A daring joke with a hilarious seriousness about it, just the way a good cover version should be. Especially when it is Nick Cave, due to his multilayered and deeply complex and enormously grown canon of work, and also because there are only a few artists as admired by me as Nick Cave, which makes the effort a tricky one to please me. (The last decent Cave cover I heard of course was the one by Johnny Cash – a whole different story altogether.) On the other hand, I grapped this one when I saw it because I knew I couldn’t do wrong. Moreover, I am all in for a good laugh when I see one. Unfortunately most people are completely inable to produce a good joke and stay within the lines of good (musical) taste and produce something worthwhile.

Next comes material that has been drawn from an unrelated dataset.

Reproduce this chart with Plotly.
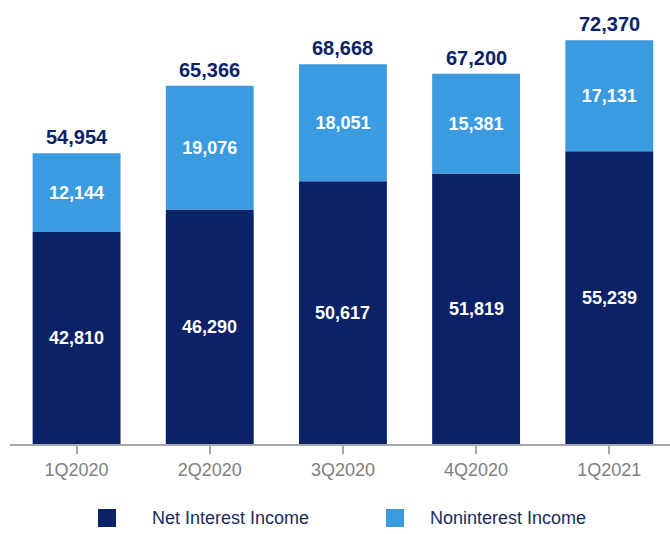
import plotly.graph_objects as go

quarters = ["1Q2020", "2Q2020", "3Q2020", "4Q2020", "1Q2021"]
net_interest = [42810, 46290, 50617, 51819, 55239]
noninterest = [12144, 19076, 18051, 15381, 17131]
totals = [54954, 65366, 68668, 67200, 72370]
series_names = ["Net Interest Income", "Noninterest Income"]

NAVY = "#0b2268"
LIGHT = "#3b9be0"
FONT = "Liberation Sans, Arial, sans-serif"

W, H = 670, 534
ML, MR, MT, MB = 10, 0, 20, 90
plot_w = W - ML - MR
plot_h = H - MT - MB
Y_MIN, Y_MAX = 10134, 75485


def px_x(p):
    return (p - ML) / plot_w


def px_y(p):
    return (H - MB - p) / plot_h


fig = go.Figure()
fig.add_trace(go.Bar(
    x=quarters, y=net_interest, name=series_names[0],
    marker=dict(color=NAVY, line=dict(width=0)),
    textposition="none",
))
fig.add_trace(go.Bar(
    x=quarters, y=noninterest, name=series_names[1],
    marker=dict(color=LIGHT, line=dict(width=0)),
    text=[f"{v:,}" for v in noninterest], textposition="inside",
    insidetextanchor="middle",
    textfont=dict(color="white", size=18, family=FONT, weight="bold"),
    base=net_interest,
))

# net interest values centred in the visible part of each dark segment
for q, v in zip(quarters, net_interest):
    fig.add_annotation(
        x=q, y=(Y_MIN + v) / 2, text=f"<b>{v:,}</b>", showarrow=False,
        yanchor="middle", font=dict(size=18, color="white", family=FONT),
    )

# totals above each stack
for q, t in zip(quarters, totals):
    fig.add_annotation(
        x=q, y=t, text=f"<b>{t:,}</b>", showarrow=False,
        yanchor="bottom", yshift=3,
        font=dict(size=20, color=NAVY, family=FONT),
    )

# legend drawn as squares with labels
legend_items = [(98, 150, NAVY, series_names[0]), (386, 428, LIGHT, series_names[1])]
for sx, tx, col, name in legend_items:
    fig.add_shape(
        type="rect", xref="paper", yref="paper",
        x0=px_x(sx), x1=px_x(sx + 18), y0=px_y(527), y1=px_y(509),
        fillcolor=col, line=dict(width=0),
    )
    fig.add_annotation(
        xref="paper", yref="paper", x=px_x(tx), y=px_y(518),
        text=name, showarrow=False, xanchor="left", yanchor="middle",
        font=dict(size=18, color="#1c2b5e", family=FONT),
    )

fig.update_layout(
    barmode="overlay",
    bargap=0.34,
    width=W, height=H,
    margin=dict(l=ML, r=MR, t=MT, b=MB, pad=0),
    plot_bgcolor="white", paper_bgcolor="white",
    showlegend=False,
    font=dict(family=FONT),
    uniformtext=dict(mode="show", minsize=10),
)
fig.update_xaxes(
    range=[-0.5, 4.456],
    showline=True, linecolor="#a6a6a6", linewidth=2,
    ticks="outside", ticklen=8, tickcolor="#a6a6a6", tickwidth=1.5,
    tickfont=dict(size=18, color="#808080", family=FONT),
    showgrid=False, zeroline=False,
)
fig.update_yaxes(
    range=[Y_MIN, Y_MAX], visible=False, showgrid=False, zeroline=False,
)

fig.write_html("out.html")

If there is any kind of special story behind this release, then I haven’t heard it yet, but that is not so surprising, I usually get to know things last. That has the advantage of not having to run with the others competing for the first place (which I would never get to anyway, not even close). So I can tell what it is I see, rather than what I think I should be seeing while I concentrate on what I should be seeing next.

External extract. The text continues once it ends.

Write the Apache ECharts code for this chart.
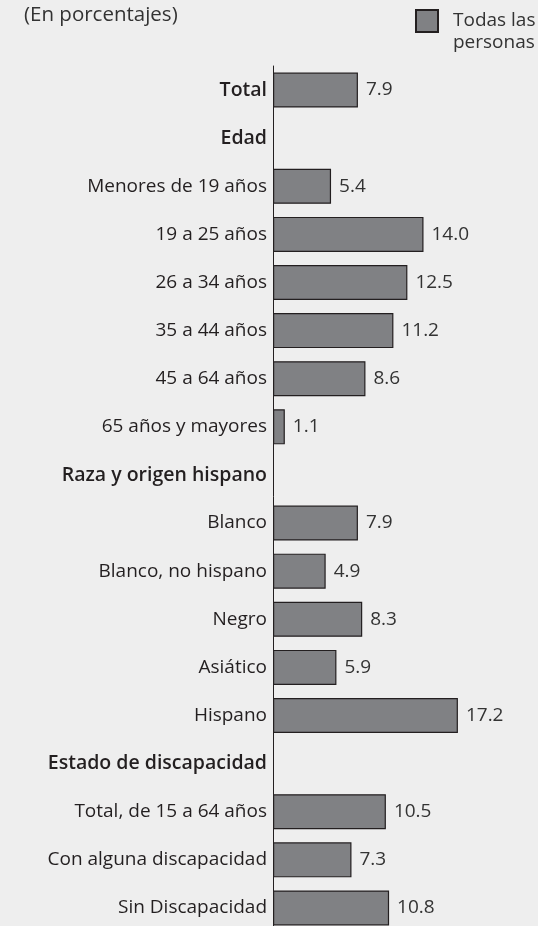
<!DOCTYPE html>
<html>
<head>
<meta charset="utf-8">
<script src="https://cdn.jsdelivr.net/npm/echarts@6/dist/echarts.min.js"></script>
<style>
  html, body { margin: 0; padding: 0; background: #eeeeee; }
  #chart { width: 538px; height: 926px; }
</style>
</head>
<body>
<div id="chart"></div>
<script>
// categories (top to bottom); headers have no bar
var categories = [
  'Total', 'Edad', 'Menores de 19 años', '19 a 25 años', '26 a 34 años',
  '35 a 44 años', '45 a 64 años', '65 años y mayores', 'Raza y origen hispano',
  'Blanco', 'Blanco, no hispano', 'Negro', 'Asiático', 'Hispano',
  'Estado de discapacidad', 'Total, de 15 a 64 años', 'Con alguna discapacidad',
  'Sin Discapacidad'
];
var headers = ['Total', 'Edad', 'Raza y origen hispano', 'Estado de discapacidad'];
var values = [7.9, null, 5.4, 14.0, 12.5, 11.2, 8.6, 1.1, null, 7.9, 4.9, 8.3, 5.9, 17.2, null, 10.5, 7.3, 10.8];
var seriesName = 'Todas las\npersonas';

var font = '"Open Sans", sans-serif';
var chart = echarts.init(document.getElementById('chart'));

chart.setOption({
  backgroundColor: '#eeeeee',
  animation: false,
  title: {
    text: '(En porcentajes)',
    left: 19,
    top: 0,
    textStyle: { color: '#333', fontFamily: font, fontWeight: 'normal', fontSize: 20.5 }
  },
  legend: {
    left: 415,
    top: -12,
    padding: 0,
    itemWidth: 22,
    itemHeight: 22,
    icon: 'rect',
    data: [seriesName],
    // blank first line keeps the box level with "Todas las"
    formatter: function (name) { return ' \n' + name; },
    textStyle: { color: '#333', fontFamily: font, fontSize: 19, lineHeight: 22, padding: [0, 0, 0, 10] }
  },
  grid: { left: 273, width: 215, top: 66, height: 866, outerBoundsMode: 'none' },
  xAxis: {
    type: 'value',
    min: 0,
    max: 20,
    show: false
  },
  yAxis: {
    type: 'category',
    inverse: true,
    data: categories,
    axisTick: { show: false },
    axisLine: { show: true, lineStyle: { color: '#231f20', width: 1 } },
    axisLabel: {
      margin: 6,
      color: '#231f20',
      fontFamily: font,
      fontSize: 19,
      formatter: function (v) {
        return headers.indexOf(v) >= 0 ? '{h|' + v + '}' : v;
      },
      rich: {
        h: { fontWeight: 600, fontFamily: font, fontSize: 19.5, color: '#231f20' }
      }
    }
  },
  series: [{
    name: seriesName,
    type: 'bar',
    barWidth: 35,
    data: values,
    itemStyle: { color: '#808184', borderColor: '#231f20', borderWidth: 1.2 },
    label: {
      show: true,
      position: 'right',
      distance: 8,
      color: '#333',
      fontFamily: font,
      fontSize: 19,
      formatter: function (p) { return p.value.toFixed(1); }
    }
  }]
});
</script>
</body>
</html>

Xiu Xiu reduce “Jack The Ripper” to what it could be, a trashing bass monster. Which is for one an interesting and gripping alternative wording to the original, and on the other hand a fascinating move by Xiu Xiu in regard to their other work. I once broke two guitar strings at once while playing this song on my acoustic guitar and it still is one of the most basic, heavy blues / gospel trashers by Cave and The Bad Seeds, that stays well inside the acoustic realm. If I think of all those crappy rock-bands that do their “unplugged” sessions now, unable to produce either the volume and power of their amplified shows or a worthwhile and interesting version of their music, because all they can come up with is the same song in the same arrangement only played with acoustic guitars, and compare it to the onslaught of power that The Bad Seeds are able to create, especially live, I wonder if there should be a law against crappy rockbands. For a two piece to give this song the necessary edge, they have to turn up the distortion and effects pedals to get it going. That’s what Xiu Xiu do in a very consequential manner, drowning out the vocals almost completely and pushing the melody so far into the back it is hardly recognizeable.

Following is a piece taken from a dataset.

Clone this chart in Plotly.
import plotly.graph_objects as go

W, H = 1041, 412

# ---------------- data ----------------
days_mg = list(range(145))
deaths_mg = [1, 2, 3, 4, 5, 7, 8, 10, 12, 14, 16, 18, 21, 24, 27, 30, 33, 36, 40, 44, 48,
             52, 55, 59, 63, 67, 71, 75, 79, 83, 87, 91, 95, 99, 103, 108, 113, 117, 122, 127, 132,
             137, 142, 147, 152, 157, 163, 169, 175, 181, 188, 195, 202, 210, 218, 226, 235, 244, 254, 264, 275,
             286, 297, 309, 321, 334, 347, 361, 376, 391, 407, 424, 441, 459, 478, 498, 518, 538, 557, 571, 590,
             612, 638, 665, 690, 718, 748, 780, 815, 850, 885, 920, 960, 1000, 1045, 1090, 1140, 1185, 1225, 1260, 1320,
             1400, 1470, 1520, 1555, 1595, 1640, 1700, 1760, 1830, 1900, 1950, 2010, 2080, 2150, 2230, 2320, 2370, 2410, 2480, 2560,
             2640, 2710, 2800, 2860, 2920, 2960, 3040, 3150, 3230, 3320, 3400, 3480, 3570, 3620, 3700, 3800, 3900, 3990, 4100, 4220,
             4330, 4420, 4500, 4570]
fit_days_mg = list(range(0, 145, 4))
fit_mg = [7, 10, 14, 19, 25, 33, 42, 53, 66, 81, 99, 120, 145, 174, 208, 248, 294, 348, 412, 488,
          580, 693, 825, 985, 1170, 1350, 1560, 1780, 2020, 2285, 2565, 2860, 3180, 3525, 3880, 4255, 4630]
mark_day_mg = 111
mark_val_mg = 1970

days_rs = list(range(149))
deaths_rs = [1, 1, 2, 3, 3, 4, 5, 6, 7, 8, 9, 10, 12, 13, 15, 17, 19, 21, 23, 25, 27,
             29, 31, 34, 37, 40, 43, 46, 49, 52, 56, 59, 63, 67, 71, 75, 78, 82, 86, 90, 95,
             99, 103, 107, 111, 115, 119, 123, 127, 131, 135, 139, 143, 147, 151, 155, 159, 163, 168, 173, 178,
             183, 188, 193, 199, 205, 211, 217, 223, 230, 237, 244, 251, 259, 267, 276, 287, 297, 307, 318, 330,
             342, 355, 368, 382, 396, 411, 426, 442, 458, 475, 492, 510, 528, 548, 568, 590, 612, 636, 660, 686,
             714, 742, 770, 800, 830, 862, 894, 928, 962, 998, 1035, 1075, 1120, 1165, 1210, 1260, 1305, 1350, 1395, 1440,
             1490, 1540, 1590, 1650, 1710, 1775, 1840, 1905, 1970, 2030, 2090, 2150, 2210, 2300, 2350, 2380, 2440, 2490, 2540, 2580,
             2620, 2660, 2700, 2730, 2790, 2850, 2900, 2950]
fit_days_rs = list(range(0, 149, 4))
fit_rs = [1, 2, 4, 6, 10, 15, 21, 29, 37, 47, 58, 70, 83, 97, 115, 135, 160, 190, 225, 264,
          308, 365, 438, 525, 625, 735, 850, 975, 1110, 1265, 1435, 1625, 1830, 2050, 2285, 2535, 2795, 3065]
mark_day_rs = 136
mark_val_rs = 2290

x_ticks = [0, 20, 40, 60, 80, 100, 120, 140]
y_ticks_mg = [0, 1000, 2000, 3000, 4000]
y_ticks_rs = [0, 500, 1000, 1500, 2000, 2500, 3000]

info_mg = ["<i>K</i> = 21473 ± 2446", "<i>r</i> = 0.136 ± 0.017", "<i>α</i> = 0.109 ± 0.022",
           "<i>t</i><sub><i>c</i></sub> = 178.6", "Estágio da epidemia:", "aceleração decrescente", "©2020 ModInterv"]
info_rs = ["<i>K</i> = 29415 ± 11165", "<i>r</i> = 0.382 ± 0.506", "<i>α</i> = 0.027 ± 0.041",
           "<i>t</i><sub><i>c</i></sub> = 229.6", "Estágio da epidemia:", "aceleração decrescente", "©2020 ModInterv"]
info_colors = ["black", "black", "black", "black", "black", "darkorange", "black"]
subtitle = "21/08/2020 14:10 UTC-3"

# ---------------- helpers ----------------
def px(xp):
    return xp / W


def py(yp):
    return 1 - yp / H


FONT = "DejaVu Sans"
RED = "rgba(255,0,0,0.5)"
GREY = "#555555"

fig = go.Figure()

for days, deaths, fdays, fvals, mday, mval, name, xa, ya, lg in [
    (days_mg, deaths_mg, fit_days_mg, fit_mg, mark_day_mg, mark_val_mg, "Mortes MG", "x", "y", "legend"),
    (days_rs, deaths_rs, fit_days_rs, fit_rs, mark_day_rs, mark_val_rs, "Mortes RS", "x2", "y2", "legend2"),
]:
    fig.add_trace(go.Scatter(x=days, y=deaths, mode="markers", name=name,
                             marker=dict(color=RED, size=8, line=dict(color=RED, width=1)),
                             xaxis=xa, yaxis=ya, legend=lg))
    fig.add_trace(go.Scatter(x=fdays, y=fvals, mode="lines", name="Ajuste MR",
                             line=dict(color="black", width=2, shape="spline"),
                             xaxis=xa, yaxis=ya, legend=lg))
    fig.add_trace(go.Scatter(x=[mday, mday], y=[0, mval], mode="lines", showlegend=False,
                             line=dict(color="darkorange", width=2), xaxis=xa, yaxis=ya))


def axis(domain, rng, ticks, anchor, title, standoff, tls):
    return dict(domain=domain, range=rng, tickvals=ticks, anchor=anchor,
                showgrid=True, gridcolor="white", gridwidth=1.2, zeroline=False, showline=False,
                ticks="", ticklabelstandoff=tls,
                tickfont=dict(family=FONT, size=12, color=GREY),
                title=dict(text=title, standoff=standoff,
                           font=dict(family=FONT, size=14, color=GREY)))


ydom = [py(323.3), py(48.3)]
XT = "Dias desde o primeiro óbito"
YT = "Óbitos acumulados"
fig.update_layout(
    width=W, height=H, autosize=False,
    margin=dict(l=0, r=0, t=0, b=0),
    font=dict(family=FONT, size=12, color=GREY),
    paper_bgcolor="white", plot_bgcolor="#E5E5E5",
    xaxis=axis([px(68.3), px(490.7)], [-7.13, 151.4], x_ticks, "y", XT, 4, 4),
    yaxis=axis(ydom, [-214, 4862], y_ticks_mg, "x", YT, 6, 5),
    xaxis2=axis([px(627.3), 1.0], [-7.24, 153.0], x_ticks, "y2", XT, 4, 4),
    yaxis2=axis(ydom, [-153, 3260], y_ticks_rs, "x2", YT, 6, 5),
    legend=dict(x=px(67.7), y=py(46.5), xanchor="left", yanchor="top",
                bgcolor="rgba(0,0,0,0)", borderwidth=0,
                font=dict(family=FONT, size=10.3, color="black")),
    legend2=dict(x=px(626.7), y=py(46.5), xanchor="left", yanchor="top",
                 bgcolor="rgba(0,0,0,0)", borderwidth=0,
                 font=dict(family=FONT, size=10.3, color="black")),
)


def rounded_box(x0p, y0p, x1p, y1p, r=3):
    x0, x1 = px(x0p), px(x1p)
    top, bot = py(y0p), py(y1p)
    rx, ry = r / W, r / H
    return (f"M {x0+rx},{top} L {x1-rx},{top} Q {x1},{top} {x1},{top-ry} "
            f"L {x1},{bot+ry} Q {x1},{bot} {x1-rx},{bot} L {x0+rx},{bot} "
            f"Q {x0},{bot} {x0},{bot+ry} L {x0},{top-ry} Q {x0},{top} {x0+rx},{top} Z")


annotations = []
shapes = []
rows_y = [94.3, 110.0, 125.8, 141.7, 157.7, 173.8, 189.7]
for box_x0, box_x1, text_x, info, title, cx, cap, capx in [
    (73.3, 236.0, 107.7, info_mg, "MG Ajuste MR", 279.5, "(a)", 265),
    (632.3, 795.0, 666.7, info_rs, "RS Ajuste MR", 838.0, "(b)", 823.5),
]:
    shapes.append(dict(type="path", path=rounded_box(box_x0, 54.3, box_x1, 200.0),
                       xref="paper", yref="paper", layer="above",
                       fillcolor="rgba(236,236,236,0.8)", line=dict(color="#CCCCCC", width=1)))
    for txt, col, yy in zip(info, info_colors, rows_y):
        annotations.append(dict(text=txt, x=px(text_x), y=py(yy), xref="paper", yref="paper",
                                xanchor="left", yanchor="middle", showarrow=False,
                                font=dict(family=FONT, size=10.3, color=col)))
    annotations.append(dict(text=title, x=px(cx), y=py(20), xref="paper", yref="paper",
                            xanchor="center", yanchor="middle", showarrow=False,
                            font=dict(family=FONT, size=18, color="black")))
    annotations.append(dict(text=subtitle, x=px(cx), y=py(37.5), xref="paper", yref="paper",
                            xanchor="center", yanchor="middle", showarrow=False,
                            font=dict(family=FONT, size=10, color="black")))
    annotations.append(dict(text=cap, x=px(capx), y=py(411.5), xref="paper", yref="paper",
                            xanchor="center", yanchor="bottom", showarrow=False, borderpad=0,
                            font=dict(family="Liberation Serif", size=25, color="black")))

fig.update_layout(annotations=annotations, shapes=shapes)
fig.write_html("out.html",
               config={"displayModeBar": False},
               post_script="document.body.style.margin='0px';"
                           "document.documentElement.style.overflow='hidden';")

On the other side of this little platter The Paper Chase have chosen one of the more disputed titles in the Cave canon to work on. Is “God is in the house” an ironic statement about white suburban bigotry caped in religion, "a deeply cynical reckoning with suburban christianity"? Or is it Cave getting to grips with the ugly side of a modern religion praying to the god he so depserately tries to pin down? Either way, the song also has some slyly irritating parts in them, but what the Paper Chase do is great, to say the least. In all those parts, where Cave goes really silent and plucks the piano most gently, they rather opt to bang the drums in the best Todd Trainer-way only to crunch in with the weirdly distorted electric guitars in the right moment. Makes me wonder why I never praised their latest album “God bless your black heart” on these pages. Listening back to it, I can see all the lines and connections to this song and Nick Cave open up.

Very much all against what the cover of this record suggests, this is not at all a joke. It is some of a joke, but as Niels Bohr once said: “take the light things serious, and the serious things lightly” (or something like that, anyway), so the best way to grapple a reworking of an artist as great as Nick Cave, is using a big portion of humour without losing the due respect.